A self-taught guitarist, she started writing songs while in college in Florida when she joined a 5-piece girl band as a rhythm guitarist and back up vocalist. “It was kind of folk rock surf. We lived in Florida so we were very influenced by the beach and that sound,” she says. “We all wrote. It was good fun. And it was then when I had my first experience of being in a studio and recording and producing. And I quickly realized that I was much more into that then playing live, touring and all that. That stuff I can live without. But I really caught the recording bug.”
After a short-lived career in the oil sector as a new graduate, she pursued her passion for recording, working at a studio in Dubai’s Media City, learning on the job and went on to do a Certificate course in sound recording in London.
On her return to Kuwait, she set up her own small studio on the roof of her house “That was my most prolific period for a couple of years,” she says.
It was during a stint working at AUK as an editor of the in-house publications where she met Sandra Al Saleh with whom she set up the environmental consultancy Equilibrium and its project Green Caravan Film Festival.
Reham has one of those jazz inflected smoky voices. Many of her songs are searingly honest social commentaries about the environment and about moving between cultures. In the track “Nomadsong” she sings, “Nobody said I had to roam, I could stay home, and I would have but my roots got the better of me.” Now London-based, where she was posted as Entrepreneur in Residence at Goldsmiths College and where she also did her MA in Arts Administration and Cultural Policy, she has watched the music scene boom in Kuwait in the last two years from afar.
“I am really happy musicians in the country are finally being given opportunities to play. Because that is all they want to do,” she says.” It is a lot livelier, and light and fun.” But she is quick to add, “You cannot really gauge the music scene by me. I think anywhere in the world I would tend to be a bit of a recluse musically.”
During our conversation I quickly realize why Reham found my first question on whether she defines herself as a musician foremost or an arts administrator so funny. Throughout her career the two seem to interweave and film played an important role in her career.
Her music video collaboration with acclaimed French director Francois Vogel with her song “This Thirst” was commissioned by the Gulf Film Festival, but was deemed too critical to screen in Dubai. However, it did make the international film festival circuit where it picked up some awards. The makers of the documentary Speed Sisters also approached her and her songs “This Thirst” and “Lion Song” are part of the film’s soundtrack.
Reham sometimes keeps her festival producer hat on even when she is thinking about music. With the new creative opportunities coming up for artists in Kuwait, she has started to plug back into the local scene but with the idea of giving local artists wider audiences.

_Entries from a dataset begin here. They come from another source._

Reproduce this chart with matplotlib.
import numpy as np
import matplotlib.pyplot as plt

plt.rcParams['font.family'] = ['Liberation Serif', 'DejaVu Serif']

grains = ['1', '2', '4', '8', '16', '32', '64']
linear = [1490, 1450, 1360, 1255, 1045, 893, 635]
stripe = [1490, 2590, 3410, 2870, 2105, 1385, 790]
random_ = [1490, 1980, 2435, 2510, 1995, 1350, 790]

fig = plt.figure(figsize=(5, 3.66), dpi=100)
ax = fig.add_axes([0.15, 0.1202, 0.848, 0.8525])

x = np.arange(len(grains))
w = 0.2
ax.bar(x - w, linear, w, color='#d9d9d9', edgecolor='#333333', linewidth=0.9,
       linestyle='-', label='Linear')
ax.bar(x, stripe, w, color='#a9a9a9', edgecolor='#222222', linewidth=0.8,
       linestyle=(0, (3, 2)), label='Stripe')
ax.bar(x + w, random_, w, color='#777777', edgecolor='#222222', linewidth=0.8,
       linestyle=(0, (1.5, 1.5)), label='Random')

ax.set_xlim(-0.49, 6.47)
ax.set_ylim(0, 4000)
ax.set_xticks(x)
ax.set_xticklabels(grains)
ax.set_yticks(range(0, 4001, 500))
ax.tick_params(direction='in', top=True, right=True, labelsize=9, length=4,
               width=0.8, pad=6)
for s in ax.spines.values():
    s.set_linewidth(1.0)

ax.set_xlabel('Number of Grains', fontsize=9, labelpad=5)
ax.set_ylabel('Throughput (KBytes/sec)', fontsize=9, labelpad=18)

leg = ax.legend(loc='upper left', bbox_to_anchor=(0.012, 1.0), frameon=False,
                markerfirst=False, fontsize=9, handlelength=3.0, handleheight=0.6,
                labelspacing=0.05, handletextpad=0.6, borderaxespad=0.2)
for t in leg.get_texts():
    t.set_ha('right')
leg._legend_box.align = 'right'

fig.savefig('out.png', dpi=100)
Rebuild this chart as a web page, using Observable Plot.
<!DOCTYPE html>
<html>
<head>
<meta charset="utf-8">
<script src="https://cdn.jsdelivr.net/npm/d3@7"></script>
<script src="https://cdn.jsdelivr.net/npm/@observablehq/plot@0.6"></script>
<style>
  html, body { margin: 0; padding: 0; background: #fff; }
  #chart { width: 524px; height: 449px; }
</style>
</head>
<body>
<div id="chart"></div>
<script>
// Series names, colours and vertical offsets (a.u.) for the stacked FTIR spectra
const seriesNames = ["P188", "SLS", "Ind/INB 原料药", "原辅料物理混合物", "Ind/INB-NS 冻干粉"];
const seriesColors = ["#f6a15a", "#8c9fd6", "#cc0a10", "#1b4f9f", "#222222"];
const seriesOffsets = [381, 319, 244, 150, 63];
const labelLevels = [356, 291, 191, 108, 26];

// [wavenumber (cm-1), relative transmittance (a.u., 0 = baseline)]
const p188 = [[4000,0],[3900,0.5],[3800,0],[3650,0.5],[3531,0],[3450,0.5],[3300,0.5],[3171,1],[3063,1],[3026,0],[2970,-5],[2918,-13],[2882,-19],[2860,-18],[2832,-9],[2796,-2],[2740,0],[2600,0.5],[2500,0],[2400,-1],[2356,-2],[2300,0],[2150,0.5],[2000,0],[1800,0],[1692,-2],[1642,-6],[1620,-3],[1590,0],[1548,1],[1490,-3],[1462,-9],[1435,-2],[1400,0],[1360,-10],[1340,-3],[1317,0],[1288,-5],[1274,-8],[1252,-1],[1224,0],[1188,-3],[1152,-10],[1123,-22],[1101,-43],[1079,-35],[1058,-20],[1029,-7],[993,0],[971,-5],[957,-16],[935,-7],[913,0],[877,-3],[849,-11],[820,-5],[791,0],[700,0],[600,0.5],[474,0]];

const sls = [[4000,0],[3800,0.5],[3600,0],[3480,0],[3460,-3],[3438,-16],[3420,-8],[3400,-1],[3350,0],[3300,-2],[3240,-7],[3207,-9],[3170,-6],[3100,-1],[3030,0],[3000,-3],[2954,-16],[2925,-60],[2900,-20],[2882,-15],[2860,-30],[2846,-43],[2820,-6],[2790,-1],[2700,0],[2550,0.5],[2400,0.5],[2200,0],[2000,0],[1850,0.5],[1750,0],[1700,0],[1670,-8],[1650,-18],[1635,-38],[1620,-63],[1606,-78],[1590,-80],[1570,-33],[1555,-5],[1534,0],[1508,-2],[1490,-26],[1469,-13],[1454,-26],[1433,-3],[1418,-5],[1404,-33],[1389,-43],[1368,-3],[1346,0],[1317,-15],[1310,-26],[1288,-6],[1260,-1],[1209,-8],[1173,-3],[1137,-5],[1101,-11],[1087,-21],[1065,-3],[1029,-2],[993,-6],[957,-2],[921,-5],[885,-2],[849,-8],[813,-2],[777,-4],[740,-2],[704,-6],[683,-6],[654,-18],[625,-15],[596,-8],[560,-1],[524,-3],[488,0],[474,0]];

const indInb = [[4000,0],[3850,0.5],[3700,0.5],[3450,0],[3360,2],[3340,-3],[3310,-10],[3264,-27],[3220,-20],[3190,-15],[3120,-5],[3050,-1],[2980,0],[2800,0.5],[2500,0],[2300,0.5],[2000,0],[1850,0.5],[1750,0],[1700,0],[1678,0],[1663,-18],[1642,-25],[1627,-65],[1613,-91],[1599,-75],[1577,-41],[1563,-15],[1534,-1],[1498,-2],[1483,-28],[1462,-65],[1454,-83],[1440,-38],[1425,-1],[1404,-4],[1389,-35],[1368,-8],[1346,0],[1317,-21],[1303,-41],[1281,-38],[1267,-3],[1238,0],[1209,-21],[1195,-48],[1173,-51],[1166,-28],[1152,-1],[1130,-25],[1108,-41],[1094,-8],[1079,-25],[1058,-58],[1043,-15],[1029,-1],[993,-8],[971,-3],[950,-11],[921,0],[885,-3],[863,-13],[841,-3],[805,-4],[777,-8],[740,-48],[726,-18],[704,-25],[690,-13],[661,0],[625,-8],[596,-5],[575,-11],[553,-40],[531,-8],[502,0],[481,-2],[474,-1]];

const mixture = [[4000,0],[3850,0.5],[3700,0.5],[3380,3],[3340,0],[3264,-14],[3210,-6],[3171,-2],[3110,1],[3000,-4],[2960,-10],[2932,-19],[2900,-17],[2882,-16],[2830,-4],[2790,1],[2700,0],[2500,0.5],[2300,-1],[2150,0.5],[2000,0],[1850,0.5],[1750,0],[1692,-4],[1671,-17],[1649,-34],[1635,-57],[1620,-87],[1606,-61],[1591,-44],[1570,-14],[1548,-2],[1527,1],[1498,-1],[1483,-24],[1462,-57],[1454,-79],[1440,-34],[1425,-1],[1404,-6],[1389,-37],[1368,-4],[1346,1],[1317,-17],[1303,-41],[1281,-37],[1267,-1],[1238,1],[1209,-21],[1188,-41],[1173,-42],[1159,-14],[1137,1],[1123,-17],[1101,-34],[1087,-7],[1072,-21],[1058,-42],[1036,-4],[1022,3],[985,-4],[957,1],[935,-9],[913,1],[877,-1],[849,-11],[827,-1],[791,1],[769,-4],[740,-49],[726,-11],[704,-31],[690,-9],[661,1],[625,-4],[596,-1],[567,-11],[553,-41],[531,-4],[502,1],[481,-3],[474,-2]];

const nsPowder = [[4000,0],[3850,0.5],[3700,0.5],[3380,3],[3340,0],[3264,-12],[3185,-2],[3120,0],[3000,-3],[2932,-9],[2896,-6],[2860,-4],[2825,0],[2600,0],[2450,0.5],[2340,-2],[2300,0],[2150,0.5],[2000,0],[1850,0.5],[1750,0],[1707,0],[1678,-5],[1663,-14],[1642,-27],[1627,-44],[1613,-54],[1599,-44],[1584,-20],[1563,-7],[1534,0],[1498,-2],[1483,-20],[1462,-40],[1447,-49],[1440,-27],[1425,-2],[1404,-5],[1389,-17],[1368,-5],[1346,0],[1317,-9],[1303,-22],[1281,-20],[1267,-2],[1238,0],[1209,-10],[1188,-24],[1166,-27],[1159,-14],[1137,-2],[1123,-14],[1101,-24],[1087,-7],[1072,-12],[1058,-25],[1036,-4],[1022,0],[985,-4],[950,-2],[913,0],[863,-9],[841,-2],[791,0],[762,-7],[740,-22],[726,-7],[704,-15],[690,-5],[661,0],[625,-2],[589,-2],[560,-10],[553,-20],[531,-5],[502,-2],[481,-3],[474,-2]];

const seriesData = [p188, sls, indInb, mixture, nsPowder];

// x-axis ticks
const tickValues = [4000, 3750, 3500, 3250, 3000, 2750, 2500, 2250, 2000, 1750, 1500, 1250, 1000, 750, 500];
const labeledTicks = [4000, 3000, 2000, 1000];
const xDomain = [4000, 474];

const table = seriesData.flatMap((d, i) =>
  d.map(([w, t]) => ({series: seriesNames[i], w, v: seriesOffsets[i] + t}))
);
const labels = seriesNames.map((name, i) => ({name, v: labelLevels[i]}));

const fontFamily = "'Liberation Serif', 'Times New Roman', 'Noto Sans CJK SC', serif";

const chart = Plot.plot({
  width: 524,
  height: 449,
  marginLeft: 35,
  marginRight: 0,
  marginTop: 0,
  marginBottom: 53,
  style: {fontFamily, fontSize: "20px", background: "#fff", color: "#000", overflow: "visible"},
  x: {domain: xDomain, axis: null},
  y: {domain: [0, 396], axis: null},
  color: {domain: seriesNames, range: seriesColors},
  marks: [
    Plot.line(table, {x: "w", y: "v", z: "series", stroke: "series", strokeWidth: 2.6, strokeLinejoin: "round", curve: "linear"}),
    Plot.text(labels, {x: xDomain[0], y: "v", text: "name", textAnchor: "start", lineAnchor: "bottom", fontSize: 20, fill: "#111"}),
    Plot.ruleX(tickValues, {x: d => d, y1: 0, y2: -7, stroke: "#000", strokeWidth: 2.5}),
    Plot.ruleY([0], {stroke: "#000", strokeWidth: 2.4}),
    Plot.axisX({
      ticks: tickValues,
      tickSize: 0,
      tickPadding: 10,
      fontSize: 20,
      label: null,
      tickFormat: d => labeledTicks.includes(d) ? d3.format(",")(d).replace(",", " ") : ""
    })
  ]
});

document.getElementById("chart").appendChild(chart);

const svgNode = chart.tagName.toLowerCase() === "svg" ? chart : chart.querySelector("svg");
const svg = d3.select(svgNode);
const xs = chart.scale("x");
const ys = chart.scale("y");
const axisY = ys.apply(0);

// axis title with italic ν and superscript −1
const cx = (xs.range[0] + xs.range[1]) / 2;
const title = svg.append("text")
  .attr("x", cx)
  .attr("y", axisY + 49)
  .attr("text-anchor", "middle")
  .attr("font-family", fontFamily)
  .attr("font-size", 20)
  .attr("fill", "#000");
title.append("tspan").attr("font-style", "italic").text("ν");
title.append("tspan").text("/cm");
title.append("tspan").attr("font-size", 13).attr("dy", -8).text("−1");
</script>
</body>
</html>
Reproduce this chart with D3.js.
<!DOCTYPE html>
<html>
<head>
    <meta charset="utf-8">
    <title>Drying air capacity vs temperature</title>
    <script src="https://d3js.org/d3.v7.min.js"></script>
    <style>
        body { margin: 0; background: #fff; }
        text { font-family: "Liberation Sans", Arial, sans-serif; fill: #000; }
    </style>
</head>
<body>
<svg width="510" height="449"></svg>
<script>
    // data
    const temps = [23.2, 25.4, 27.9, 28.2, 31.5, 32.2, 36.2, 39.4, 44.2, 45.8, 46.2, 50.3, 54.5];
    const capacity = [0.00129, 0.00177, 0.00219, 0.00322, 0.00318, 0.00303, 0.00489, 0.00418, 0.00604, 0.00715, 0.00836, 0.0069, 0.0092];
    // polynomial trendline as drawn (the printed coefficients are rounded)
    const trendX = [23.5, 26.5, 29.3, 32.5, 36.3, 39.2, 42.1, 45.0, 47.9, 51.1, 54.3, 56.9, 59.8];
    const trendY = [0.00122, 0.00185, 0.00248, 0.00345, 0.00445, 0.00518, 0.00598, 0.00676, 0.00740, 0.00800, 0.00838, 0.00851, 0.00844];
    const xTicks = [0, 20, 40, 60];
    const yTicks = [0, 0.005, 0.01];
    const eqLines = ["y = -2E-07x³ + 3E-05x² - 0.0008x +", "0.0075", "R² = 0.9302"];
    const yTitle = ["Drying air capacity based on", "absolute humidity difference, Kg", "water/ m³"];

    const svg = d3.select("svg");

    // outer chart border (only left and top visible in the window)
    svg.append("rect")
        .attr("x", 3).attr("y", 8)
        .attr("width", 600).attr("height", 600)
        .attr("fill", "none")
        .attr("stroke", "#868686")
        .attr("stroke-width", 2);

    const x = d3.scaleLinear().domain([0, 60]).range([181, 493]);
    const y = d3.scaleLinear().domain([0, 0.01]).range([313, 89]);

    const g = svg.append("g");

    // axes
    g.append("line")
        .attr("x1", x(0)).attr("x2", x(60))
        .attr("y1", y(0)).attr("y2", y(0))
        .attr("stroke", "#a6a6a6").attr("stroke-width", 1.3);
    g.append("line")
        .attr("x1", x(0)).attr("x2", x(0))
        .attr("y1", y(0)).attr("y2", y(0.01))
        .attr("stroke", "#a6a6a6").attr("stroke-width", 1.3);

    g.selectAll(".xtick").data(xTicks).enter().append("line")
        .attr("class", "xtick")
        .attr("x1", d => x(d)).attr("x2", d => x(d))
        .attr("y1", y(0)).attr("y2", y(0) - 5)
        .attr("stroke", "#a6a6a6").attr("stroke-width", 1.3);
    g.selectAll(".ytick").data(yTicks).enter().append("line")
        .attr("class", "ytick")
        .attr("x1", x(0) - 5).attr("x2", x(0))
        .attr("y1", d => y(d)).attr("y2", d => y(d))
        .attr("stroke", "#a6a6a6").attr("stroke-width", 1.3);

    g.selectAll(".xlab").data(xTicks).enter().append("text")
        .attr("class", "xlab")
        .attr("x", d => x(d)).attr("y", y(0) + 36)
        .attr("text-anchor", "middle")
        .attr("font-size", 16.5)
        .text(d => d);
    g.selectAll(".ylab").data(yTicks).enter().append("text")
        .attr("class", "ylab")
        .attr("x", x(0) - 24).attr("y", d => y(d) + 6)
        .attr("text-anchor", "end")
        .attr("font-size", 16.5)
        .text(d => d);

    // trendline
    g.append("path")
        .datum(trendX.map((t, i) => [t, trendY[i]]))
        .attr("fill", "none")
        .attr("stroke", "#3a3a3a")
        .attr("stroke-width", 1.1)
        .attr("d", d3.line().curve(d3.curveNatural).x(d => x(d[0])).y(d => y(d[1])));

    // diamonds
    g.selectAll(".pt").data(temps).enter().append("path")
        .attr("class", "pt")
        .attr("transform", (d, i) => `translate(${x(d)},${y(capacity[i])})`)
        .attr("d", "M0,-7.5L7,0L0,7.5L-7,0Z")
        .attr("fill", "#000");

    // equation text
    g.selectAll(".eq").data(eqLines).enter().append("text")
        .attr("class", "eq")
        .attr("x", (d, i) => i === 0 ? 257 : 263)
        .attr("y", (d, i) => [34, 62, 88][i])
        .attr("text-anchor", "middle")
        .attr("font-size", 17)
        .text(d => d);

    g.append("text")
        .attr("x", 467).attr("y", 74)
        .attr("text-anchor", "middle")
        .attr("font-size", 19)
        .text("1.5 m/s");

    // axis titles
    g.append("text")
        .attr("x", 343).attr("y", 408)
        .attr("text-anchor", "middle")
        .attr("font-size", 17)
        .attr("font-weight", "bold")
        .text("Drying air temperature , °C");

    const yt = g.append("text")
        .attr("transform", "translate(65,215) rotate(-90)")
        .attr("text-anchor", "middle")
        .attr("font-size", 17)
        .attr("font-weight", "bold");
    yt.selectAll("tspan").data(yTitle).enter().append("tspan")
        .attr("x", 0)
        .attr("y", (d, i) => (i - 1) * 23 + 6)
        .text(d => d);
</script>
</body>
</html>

“I was approached by a festival in London to submit some ideas and I started to think what can I do that incorporates Gulf based artists and musicians to come up with a show or set of songs that can be taken to festivals around the world,” she says.
From her own experience she has contemplated the double-edged problem of nurture for Kuwaiti artists.
“When I was here there was this very obvious dysfunction in the infrastructure of nurturing artists. As an artist you don’t feel you have somewhere where you can go to for support, for funding, for equipment, for studio time,” she says. “But then I go somewhere like London where everything is at my fingertips but then I am lacking a different type of nurture which I can only find here and a different kind of inspiration which I can only find here because most of my songs tend to be about this place in some shape or form.”
“When I am living abroad I have everything I need physically as a musician but I am missing the substance that I need so it is kind of a dilemma. What can I write about in beautiful, green, lush London where I can wake up in the morning, pick up the phone, book a rehearsal space, pick a studio space, pick a session musician. But I don’t do it because I don’t have much to say when I am there. So it is very much a Catch 22.”
She has played several shows in London over the past years, but she has never performed in Kuwait. Will she? “Maybe. One day,” she says. Is there an album on the cards? “I am hoping that this summer I will lock myself away somewhere on a beach and record music,” she says.
As a fan of her work, I am keeping my fingers crossed for both.